• Collected data:
________________________________________

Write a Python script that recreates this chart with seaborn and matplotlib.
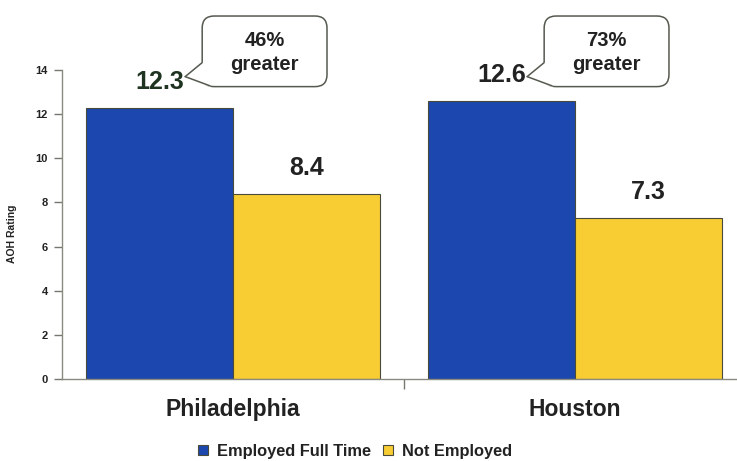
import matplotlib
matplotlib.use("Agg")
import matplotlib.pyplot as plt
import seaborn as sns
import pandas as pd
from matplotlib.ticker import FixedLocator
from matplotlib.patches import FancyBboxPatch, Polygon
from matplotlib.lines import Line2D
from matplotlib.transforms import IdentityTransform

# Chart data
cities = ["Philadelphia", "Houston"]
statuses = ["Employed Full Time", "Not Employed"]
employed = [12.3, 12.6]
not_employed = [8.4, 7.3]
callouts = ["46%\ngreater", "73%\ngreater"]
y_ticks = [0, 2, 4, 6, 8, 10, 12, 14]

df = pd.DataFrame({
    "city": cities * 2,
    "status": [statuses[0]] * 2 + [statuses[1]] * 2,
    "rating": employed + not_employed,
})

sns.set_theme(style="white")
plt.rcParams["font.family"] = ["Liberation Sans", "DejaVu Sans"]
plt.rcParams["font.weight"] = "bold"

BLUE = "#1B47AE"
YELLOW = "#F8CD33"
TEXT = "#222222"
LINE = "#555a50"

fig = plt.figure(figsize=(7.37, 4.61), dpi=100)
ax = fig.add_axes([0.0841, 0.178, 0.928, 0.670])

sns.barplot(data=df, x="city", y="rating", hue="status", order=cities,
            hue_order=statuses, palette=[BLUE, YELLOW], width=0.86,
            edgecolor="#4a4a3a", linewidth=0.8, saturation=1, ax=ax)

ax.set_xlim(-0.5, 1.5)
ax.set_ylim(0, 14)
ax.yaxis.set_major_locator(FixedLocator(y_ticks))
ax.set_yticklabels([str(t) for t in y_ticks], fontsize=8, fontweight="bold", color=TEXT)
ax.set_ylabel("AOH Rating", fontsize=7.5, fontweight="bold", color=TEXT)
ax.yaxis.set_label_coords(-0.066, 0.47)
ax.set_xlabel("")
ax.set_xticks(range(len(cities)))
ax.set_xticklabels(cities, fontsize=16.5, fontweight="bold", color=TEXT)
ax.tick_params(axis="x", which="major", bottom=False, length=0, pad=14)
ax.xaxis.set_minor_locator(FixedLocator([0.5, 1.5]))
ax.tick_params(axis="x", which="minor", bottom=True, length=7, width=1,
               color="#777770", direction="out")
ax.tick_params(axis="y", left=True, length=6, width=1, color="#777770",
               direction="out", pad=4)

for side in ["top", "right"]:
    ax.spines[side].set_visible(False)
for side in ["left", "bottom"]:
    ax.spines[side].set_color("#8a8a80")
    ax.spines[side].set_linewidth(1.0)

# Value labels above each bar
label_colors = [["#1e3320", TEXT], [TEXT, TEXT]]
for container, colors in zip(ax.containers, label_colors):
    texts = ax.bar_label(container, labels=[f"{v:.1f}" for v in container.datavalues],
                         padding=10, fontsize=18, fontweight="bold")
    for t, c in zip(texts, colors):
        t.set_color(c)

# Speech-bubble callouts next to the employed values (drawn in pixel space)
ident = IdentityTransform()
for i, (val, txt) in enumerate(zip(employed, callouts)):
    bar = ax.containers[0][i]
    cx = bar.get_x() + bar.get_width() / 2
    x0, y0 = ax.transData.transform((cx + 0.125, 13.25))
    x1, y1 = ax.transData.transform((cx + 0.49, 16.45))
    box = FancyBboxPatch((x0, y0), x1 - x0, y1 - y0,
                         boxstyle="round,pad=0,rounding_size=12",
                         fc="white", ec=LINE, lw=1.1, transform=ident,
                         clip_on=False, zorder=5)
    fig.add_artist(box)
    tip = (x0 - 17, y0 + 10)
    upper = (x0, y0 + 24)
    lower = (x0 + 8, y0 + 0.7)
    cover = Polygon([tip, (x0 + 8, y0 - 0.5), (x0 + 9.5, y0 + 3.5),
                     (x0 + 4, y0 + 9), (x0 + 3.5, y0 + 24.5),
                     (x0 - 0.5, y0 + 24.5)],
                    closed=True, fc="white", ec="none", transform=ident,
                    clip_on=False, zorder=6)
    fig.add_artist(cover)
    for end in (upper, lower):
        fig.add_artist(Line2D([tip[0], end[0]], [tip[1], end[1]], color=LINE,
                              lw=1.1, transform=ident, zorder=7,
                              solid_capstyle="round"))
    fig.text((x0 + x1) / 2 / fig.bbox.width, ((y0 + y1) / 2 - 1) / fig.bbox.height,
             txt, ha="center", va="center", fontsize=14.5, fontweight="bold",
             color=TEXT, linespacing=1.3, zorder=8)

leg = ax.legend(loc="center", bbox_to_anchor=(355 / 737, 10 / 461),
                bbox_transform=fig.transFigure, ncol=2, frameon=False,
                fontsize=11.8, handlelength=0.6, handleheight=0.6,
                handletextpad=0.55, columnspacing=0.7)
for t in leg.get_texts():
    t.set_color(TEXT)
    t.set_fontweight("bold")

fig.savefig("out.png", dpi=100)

________________________________________

• Problem to work on:
Copy out all of the data word for word. Do not carry over any picture.

• Task result:
Write a Python script that recreates this chart with seaborn and matplotlib.
import matplotlib
matplotlib.use("Agg")
import matplotlib.pyplot as plt
import seaborn as sns
import pandas as pd
from matplotlib.ticker import FixedLocator
from matplotlib.patches import FancyBboxPatch, Polygon
from matplotlib.lines import Line2D
from matplotlib.transforms import IdentityTransform

# Chart data
cities = ["Philadelphia", "Houston"]
statuses = ["Employed Full Time", "Not Employed"]
employed = [12.3, 12.6]
not_employed = [8.4, 7.3]
callouts = ["46%\ngreater", "73%\ngreater"]
y_ticks = [0, 2, 4, 6, 8, 10, 12, 14]

df = pd.DataFrame({
    "city": cities * 2,
    "status": [statuses[0]] * 2 + [statuses[1]] * 2,
    "rating": employed + not_employed,
})

sns.set_theme(style="white")
plt.rcParams["font.family"] = ["Liberation Sans", "DejaVu Sans"]
plt.rcParams["font.weight"] = "bold"

BLUE = "#1B47AE"
YELLOW = "#F8CD33"
TEXT = "#222222"
LINE = "#555a50"

fig = plt.figure(figsize=(7.37, 4.61), dpi=100)
ax = fig.add_axes([0.0841, 0.178, 0.928, 0.670])

sns.barplot(data=df, x="city", y="rating", hue="status", order=cities,
            hue_order=statuses, palette=[BLUE, YELLOW], width=0.86,
            edgecolor="#4a4a3a", linewidth=0.8, saturation=1, ax=ax)

ax.set_xlim(-0.5, 1.5)
ax.set_ylim(0, 14)
ax.yaxis.set_major_locator(FixedLocator(y_ticks))
ax.set_yticklabels([str(t) for t in y_ticks], fontsize=8, fontweight="bold", color=TEXT)
ax.set_ylabel("AOH Rating", fontsize=7.5, fontweight="bold", color=TEXT)
ax.yaxis.set_label_coords(-0.066, 0.47)
ax.set_xlabel("")
ax.set_xticks(range(len(cities)))
ax.set_xticklabels(cities, fontsize=16.5, fontweight="bold", color=TEXT)
ax.tick_params(axis="x", which="major", bottom=False, length=0, pad=14)
ax.xaxis.set_minor_locator(FixedLocator([0.5, 1.5]))
ax.tick_params(axis="x", which="minor", bottom=True, length=7, width=1,
               color="#777770", direction="out")
ax.tick_params(axis="y", left=True, length=6, width=1, color="#777770",
               direction="out", pad=4)

for side in ["top", "right"]:
    ax.spines[side].set_visible(False)
for side in ["left", "bottom"]:
    ax.spines[side].set_color("#8a8a80")
    ax.spines[side].set_linewidth(1.0)

# Value labels above each bar
label_colors = [["#1e3320", TEXT], [TEXT, TEXT]]
for container, colors in zip(ax.containers, label_colors):
    texts = ax.bar_label(container, labels=[f"{v:.1f}" for v in container.datavalues],
                         padding=10, fontsize=18, fontweight="bold")
    for t, c in zip(texts, colors):
        t.set_color(c)

# Speech-bubble callouts next to the employed values (drawn in pixel space)
ident = IdentityTransform()
for i, (val, txt) in enumerate(zip(employed, callouts)):
    bar = ax.containers[0][i]
    cx = bar.get_x() + bar.get_width() / 2
    x0, y0 = ax.transData.transform((cx + 0.125, 13.25))
    x1, y1 = ax.transData.transform((cx + 0.49, 16.45))
    box = FancyBboxPatch((x0, y0), x1 - x0, y1 - y0,
                         boxstyle="round,pad=0,rounding_size=12",
                         fc="white", ec=LINE, lw=1.1, transform=ident,
                         clip_on=False, zorder=5)
    fig.add_artist(box)
    tip = (x0 - 17, y0 + 10)
    upper = (x0, y0 + 24)
    lower = (x0 + 8, y0 + 0.7)
    cover = Polygon([tip, (x0 + 8, y0 - 0.5), (x0 + 9.5, y0 + 3.5),
                     (x0 + 4, y0 + 9), (x0 + 3.5, y0 + 24.5),
                     (x0 - 0.5, y0 + 24.5)],
                    closed=True, fc="white", ec="none", transform=ident,
                    clip_on=False, zorder=6)
    fig.add_artist(cover)
    for end in (upper, lower):
        fig.add_artist(Line2D([tip[0], end[0]], [tip[1], end[1]], color=LINE,
                              lw=1.1, transform=ident, zorder=7,
                              solid_capstyle="round"))
    fig.text((x0 + x1) / 2 / fig.bbox.width, ((y0 + y1) / 2 - 1) / fig.bbox.height,
             txt, ha="center", va="center", fontsize=14.5, fontweight="bold",
             color=TEXT, linespacing=1.3, zorder=8)

leg = ax.legend(loc="center", bbox_to_anchor=(355 / 737, 10 / 461),
                bbox_transform=fig.transFigure, ncol=2, frameon=False,
                fontsize=11.8, handlelength=0.6, handleheight=0.6,
                handletextpad=0.55, columnspacing=0.7)
for t in leg.get_texts():
    t.set_color(TEXT)
    t.set_fontweight("bold")

fig.savefig("out.png", dpi=100)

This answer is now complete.